Rechercher

/ languages

Choisir langue
 

Congo démocratique

Victimes de la guerre et du sida

Au moment où se tient la conférence mondiale de Barcelone sur le sida, Catherine Ninin s’est rendue en RD Congo où le sida gagne du terrain dans un pays ravagé par la guerre.
De notre envoyée spéciale en République démocratique du Congo

Ecoutez le magazine Reporter de Catherine Ninin (durée 20 minutes)

«Combien d’entre vous ont déjà violé une femme ?» Sans hésitation, une main se lève, puis deux, trois, dix… Les jeunes soldats interrogés à Goma dans l’est de la République démocratique du Congo reconnaissent sans peine avoir violé des femmes. «J’ai fait comme les autres», explique doucement l’un d’entre eux. Ici comme dans l’ensemble du pays, le sida fait partie des dégâts collatéraux provoqué par les conflits qui ravagent la RDC depuis des années.

Si l’on s’en tient au chiffres officiels, la séroprévalence du VIH sida en République démocratique du Congo est estimé à 5% de la population... Mais selon Mashako Mamba, le ministre congolais de la Santé, elle serait déjà de 10% à Matadi, le principal port du pays, même chiffre avancé pour Lubumbashi, la capitale du cuivre dans le Katanga. Quant à l'est du pays occupé par la rébellion, ce taux avoisinerait les 20% et plus.

Des chiffres alarmants mais difficilement vérifiables en l'absence de toute véritable étude épidémiologique. Malgré tout il semble bien que la guerre ait entraîné ces dernières années une hausse conséquente du sida affectant l'ensemble de la population mais plus particulièrement les jeunes, la force active du pays. Dans les zones de conflits, particulièrement l'est du pays, province orientale, nord et sud Kivu, nord du Katanga, de nombreux viols sont signalés commis par des soldats, congolais ou non.


Les besoins sont immenses

En effet, malgré les accords de Lusaka signés en 1999 et censés mettre fin à la guerre, les forces armées étrangères sont toujours présentes en RDC. Tant amies qu'ennemies, elles viennent de pays où le taux d'infection au VIH/sida est élevé. Le Zimbabwe compte 25% de séroprévalence, le Rwanda 12%, l'Ouganda 8%.

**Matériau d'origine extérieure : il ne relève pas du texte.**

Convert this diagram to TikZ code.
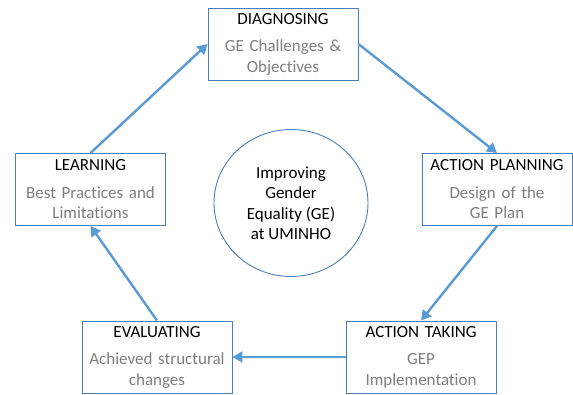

Conflits successifs depuis 1996, déplacements de population à répétition, la situation économique du pays déjà très précaire s'est largement aggravée avec pour conséquence directe, un terrible appauvrissement de la population déjà exsangue sous Mobutu et une hausse de la prostitution. Autant de facteurs d'accroissement du risque de propagation du VIH/sida.

Depuis novembre 1999, Les casques bleus de la MONUC sont censés vérifier le désengagement des forces et le respect du cessez le feu. Environs 3 500 militaires sont ainsi déployés dans ce pays cinq fois grand comme la France. Conscient du danger que représente le sida pour ses troupes, accusées parfois de comportement sexuel à risque, L'état-major de la MONUC n'a qu'un mot d'ordre «prévention à tout prix». Chaque soldat se voit remettre son lot de préservatifs accompagné d'un petit bréviaire sur le sida. «C'est Tout simplement pour ne pas jouer avec sa vie» explique le général Mountaga Diallo, commandant de la force de la MONUC. A chacun, espérons le, de suivre ces précieux conseils.

La République démocratique du Congo s'attaque, elle, à ce nouveau défi, la lutte contre le sida aidé en cela par l'OMS, Onusida et la Banque mondiale. Mais les besoins sont immenses. Soixante-quinze pour cent des infrastructures sanitaires sont délabrées, les médicaments manquent tout comme les préservatifs et la sécurité transfusionnelle n'est pas assurée. Un espoir toutefois, l'inauguration toute récente du premier centre de transfusion sanguine à Kinshasa, un centre de référence pour toute l'Afrique centrale et puis enfin l'arrivée des premiers anti-rétroviraux dans la capitale Kinshasa. De quoi donner du baume au coeur aux nombreux bénévoles des ONG locales qui chaque jour se battent pour gagner cette nouvelle guerre contre le VIH.